I find the passage extraordinary, in that this morning, in the quiet of the Meeting, I experienced the exact opposite - the exact thing that Wolpert says is lost during depression.  As I sank further into myself, I became more aware of a "me" that was inside all the time; that my body and mind were not empty, but were in fact very full of this inner essence, this "me", which indeed is distinctly different from the hard material world.  While a scientist may be able to describe what is going on in terms of electrical signals inside one's brain, that is not how we perceive it.  Moreover, Wolpert recognizes, albeit only as a metaphor, that the inner essence, or "soul" is a distinctively different thing from the mind.

It occurred to me that this inner self is something that perhaps we rarely experience to the full.  Instead, robot-like, we spend most of our time, and our conscious thoughts, reacting to things.  We feel excitement, anger, hunger, sadness, happiness, mirth,  intoxication, or we think about what we shall do next, where the next meal is coming from, and so forth.  But none of this is the "me" that is buried inside all of this.  When that "me" is experienced fully; when one is aware of this thing that fills us, what we feel is peace.

For those of us with religious beliefs, that peace equates to the Peace of God which passes understanding.  The reason it passes understanding is because it goes beyond thought, towards just being, and being aware of oneself, as a created being.  The philosopher Descartes famously said "I think, therefore I am".  But I would take it further than that.  "I am therefore I am" might be a more appropriate (albeit maddeningly mystical) way of putting it.  And in using the phrase "I am", one is also  reminded of the biblical verse Exodus 3:14, where God describes Himself: "I am that I am".  And as one of the tenets of Quaker worship is to find the light of God in oneself, this seems an appropriate place to end the development of the argument.

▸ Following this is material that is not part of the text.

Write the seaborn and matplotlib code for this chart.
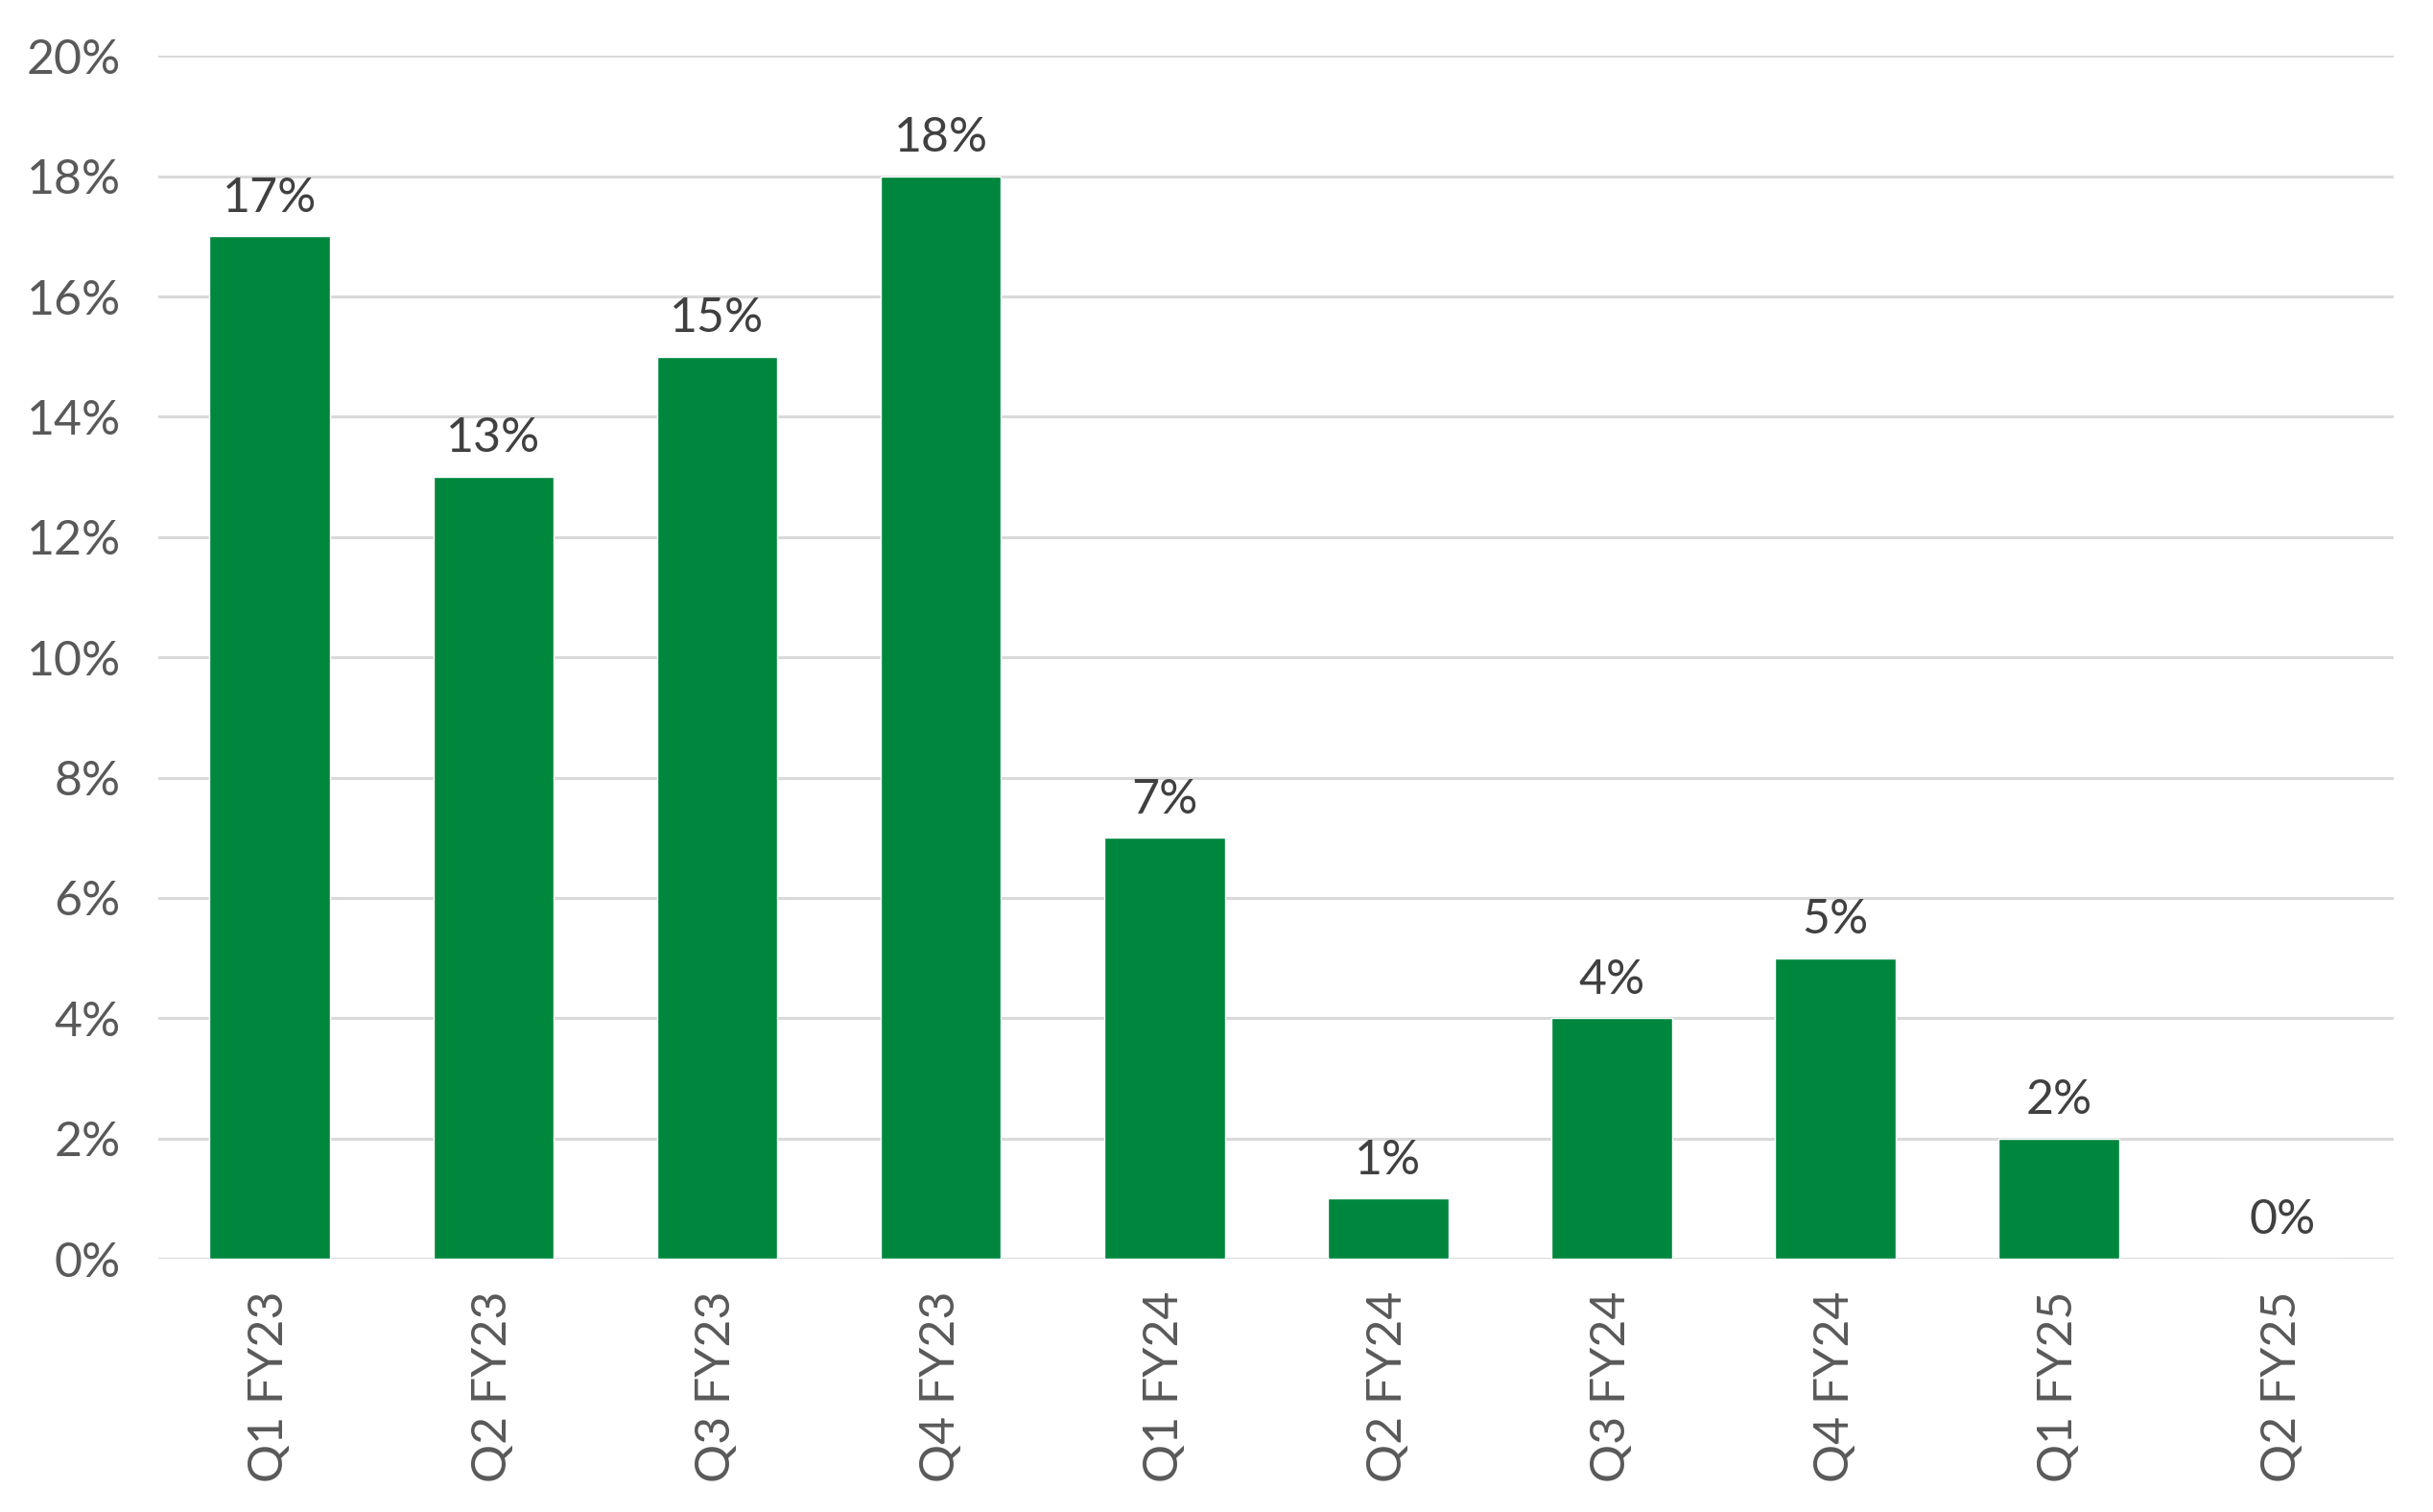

So what sustains "us"?  I don't know if I have the fullest answer (can any question be said to be answered fully?)  But I do think a big part of it is that Peace is what sustains us.  Anyone, believer or not can experience that peace, perhaps just by becoming more aware of the self that lies often buried under the automaton-like existence that results from the Hurly-burly of everyday life.

Having known it for what it is, I can still feel that peace as I write these words.  It does indeed sustain.